About 400 of the 2,600 employees at the multi-use, multi-tenant Michoud facility are associated with and benefit from NCAM. The partners strive to improve U.S. competitiveness in aerospace and commercial markets, and enable transfer of technology to industry partners and educational institutions within the partnership and across the nation. NCAM also has a strong education role, sponsoring a consortium of Louisiana research universities developing advanced materials and manufacturing technologies key to the production of aerospace hardware and structures.

“Advanced manufacturing is a matter of fundamental importance to the economic strength and national security of the United States,” NASA Administrator Charles Bolden said. “The President’s manufacturing initiative is helping us forge partnerships like this that are closing the gap between research and development activities and the deployment of technological innovations in domestic production of goods.
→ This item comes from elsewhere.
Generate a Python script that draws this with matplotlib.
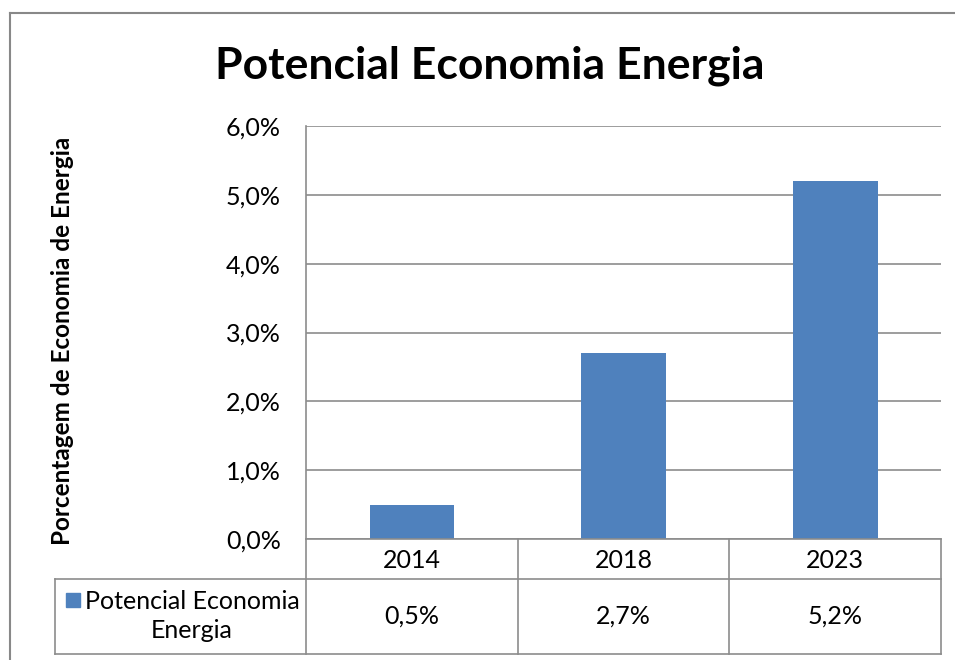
import numpy as np
import matplotlib
matplotlib.use('Agg')
import matplotlib.pyplot as plt
from matplotlib.lines import Line2D
from matplotlib.patches import Rectangle

plt.rcParams['font.family'] = ['Lato', 'DejaVu Sans']

years = ['2014', '2018', '2023']
savings = [0.5, 2.7, 5.2]          # % de economia
series_name = 'Potencial Economia\nEnergia'
yticks = [0, 1, 2, 3, 4, 5, 6]

BLUE = '#4F81BD'
GRID = '#8C8C8C'
FS = 18

W, H = 955, 660
fig = plt.figure(figsize=(W / 100, H / 100), dpi=100)

def fx(px):
    return px / W

def fy(py):
    return 1 - py / H

def pct(v):
    return f'{v:.1f}%'.replace('.', ',')

left, right, top, bottom = 306, 941, 126, 539
ax = fig.add_axes([fx(left), fy(bottom), fx(right) - fx(left), fy(top) - fy(bottom)])

x = np.arange(len(years))
ax.bar(x, savings, width=0.4, color=BLUE, zorder=3)
ax.set_xlim(-0.5, len(years) - 0.5)
ax.set_ylim(0, 6)
ax.set_yticks(yticks)
ax.set_yticklabels([pct(v) for v in yticks], fontsize=FS)
ax.tick_params(axis='y', length=0, pad=18)
ax.tick_params(axis='x', length=0, labelbottom=False)
ax.yaxis.grid(True, color=GRID, linewidth=1.2)
ax.set_axisbelow(True)
for side in ['top', 'right', 'bottom']:
    ax.spines[side].set_visible(False)
ax.spines['left'].set_color(GRID)
ax.spines['left'].set_linewidth(1.2)

# rotated axis title placed in figure pixels
fig.text(fx(62), fy(341), 'Porcentagem de Economia de Energia', fontsize=17.5,
         fontweight='bold', rotation=90, ha='center', va='center')

fig.text(fx(490), fy(66), 'Potencial Economia Energia', fontsize=32, fontweight='bold',
         ha='center', va='center')

# data table under the plot
row1, row2, row3 = 539, 579, 654
cols = [left + i * (right - left) / len(years) for i in range(len(years) + 1)]
tab_left = 55

def hline(y, x0, x1):
    fig.add_artist(Line2D([fx(x0), fx(x1)], [fy(y), fy(y)], color=GRID, lw=1.2))

def vline(xp, y0, y1):
    fig.add_artist(Line2D([fx(xp), fx(xp)], [fy(y0), fy(y1)], color=GRID, lw=1.2))

hline(row1, left, right)
hline(row2, tab_left, right)
hline(row3, tab_left, right)
vline(tab_left, row2, row3)
for c in cols:
    vline(c, row1, row3)

for i, (yr, val) in enumerate(zip(years, savings)):
    cx = (cols[i] + cols[i + 1]) / 2
    fig.text(fx(cx), fy(560), yr, fontsize=FS, ha='center', va='center')
    fig.text(fx(cx), fy(616), pct(val), fontsize=FS, ha='center', va='center')

fig.add_artist(Rectangle((fx(66), fy(607)), fx(14), 14 / H, color=BLUE))
fig.text(fx(192), fy(616), series_name, fontsize=FS, ha='center',
         va='center', multialignment='center', linespacing=1.3)

# chart frame
fig.add_artist(Line2D([fx(10), 1], [fy(13), fy(13)], color='#888888', lw=1.5))
fig.add_artist(Line2D([fx(10), fx(10)], [fy(13), 0], color='#888888', lw=1.5))

fig.savefig('out.png', dpi=100)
And at NASA, whether we’re developing needed technologies for space exploration or advancing the nation’s aeronautics capabilities, great ideas are benefiting our nation, creating jobs and making life better here on Earth.”

NASA and the state of Louisiana enhanced the NCAM partnership beginning in 2004 with a joint investment of more than $62 million to date. Their key goals are to promote growth of Louisiana’s trained aerospace workforce and sustain world-class manufacturing capabilities, such as those at Michoud, where work is under way on elements of NASA’s Space Launch System, the heavy-lift vehicle that will usher in a new era of exploration and discovery beyond Earth orbit.

“This renewed agreement reflects and amplifies NASA’s long commitment to sustaining a strong, technologically trained work force in New Orleans and across Louisiana,” said Marshall Center Associate Director Robin Henderson. “The National Center for Advanced Manufacturing has proven itself vital to NASA’s work at Michoud and to the agency’s overall mission of exploration and discovery.”

Under the newly restructured NCAM agreement, NASA and its academic and industry partners will continue to work jointly on research, development and test activities to meet future space systems needs. New goals for NCAM are intensive new education outreach across the greater New Orleans region through a partnership with the University of New Orleans and expansion of NCAM research and development activities on a national scale.